**What is required:** Exactly the lines from the start of the data below through the line that contains "import matplotlib.pyplot as plt" are to be copied, with pictures left out.

______________________________

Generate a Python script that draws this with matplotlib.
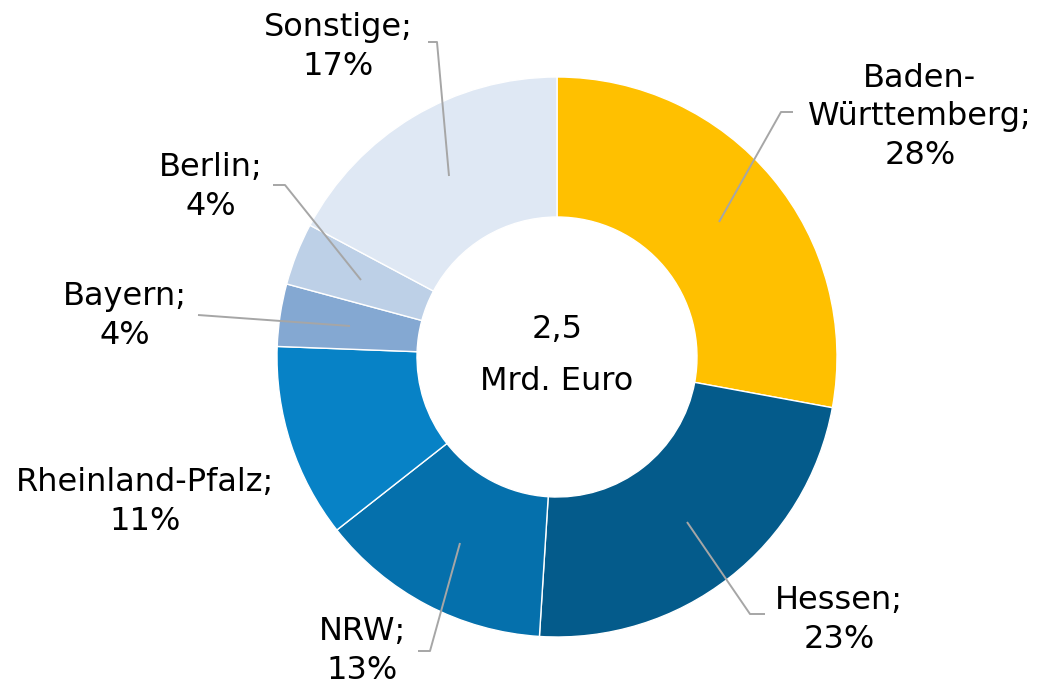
import numpy as np
import matplotlib.pyplot as plt

# Anteile (gemessen aus den Winkeln), angezeigte Prozente gerundet
laender = ["Baden-\nWürttemberg", "Hessen", "NRW", "Rheinland-Pfalz", "Bayern", "Berlin", "Sonstige"]
anteile = [27.9, 23.1, 13.4, 11.2, 3.6, 3.6, 17.2]
prozent = [28, 23, 13, 11, 4, 4, 17]
farben = ["#FFC000", "#045B8B", "#0570AC", "#0782C6", "#84A8D2", "#BDD0E7", "#DFE8F4"]

# Label-Positionen (Pixel, y von oben) und Führungslinien
label_pos = [(920, 117), (839, 620), (362, 651), (145, 502), (125, 316), (211, 187), (338, 47)]
leader = [
    [(793, 112), (781, 112), (719, 222)],
    [(765, 614), (750, 614), (687, 522)],
    [(418, 651), (430, 651), (460, 543)],
    None,
    [(198, 315), (350, 326)],
    [(273, 185), (285, 185), (361, 280)],
    [(428, 42), (437, 42), (449, 176)],
]

W, H = 1043, 688
fig = plt.figure(figsize=(W / 100, H / 100), dpi=100)
ax = fig.add_axes([0, 0, 1, 1])

cx, cy, r = 557, H - 357, 280
ax.pie(anteile, colors=farben, startangle=90, counterclock=False,
       center=(cx, cy), radius=r, frame=True,
       wedgeprops=dict(width=140, edgecolor="white", linewidth=1))
ax.set_xlim(0, W)
ax.set_ylim(0, H)
ax.set_aspect("equal")
ax.axis("off")

for name, p, (x, y), ld in zip(laender, prozent, label_pos, leader):
    ax.text(x, H - y, f"{name};\n{p}%", ha="center", va="center",
            fontsize=23, family="DejaVu Sans", linespacing=1.3)
    if ld:
        xs = [q[0] for q in ld]
        ys = [H - q[1] for q in ld]
        ax.plot(xs, ys, color="#A6A6A6", lw=1.4, solid_capstyle="butt")

ax.text(cx, H - 330, "2,5", ha="center", va="center", fontsize=23)
ax.text(cx, H - 382, "Mrd. Euro", ha="center", va="center", fontsize=23)

plt.savefig("out.png", dpi=100)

______________________________

**Correct answer:**
Generate a Python script that draws this with matplotlib.
import numpy as np
import matplotlib.pyplot as plt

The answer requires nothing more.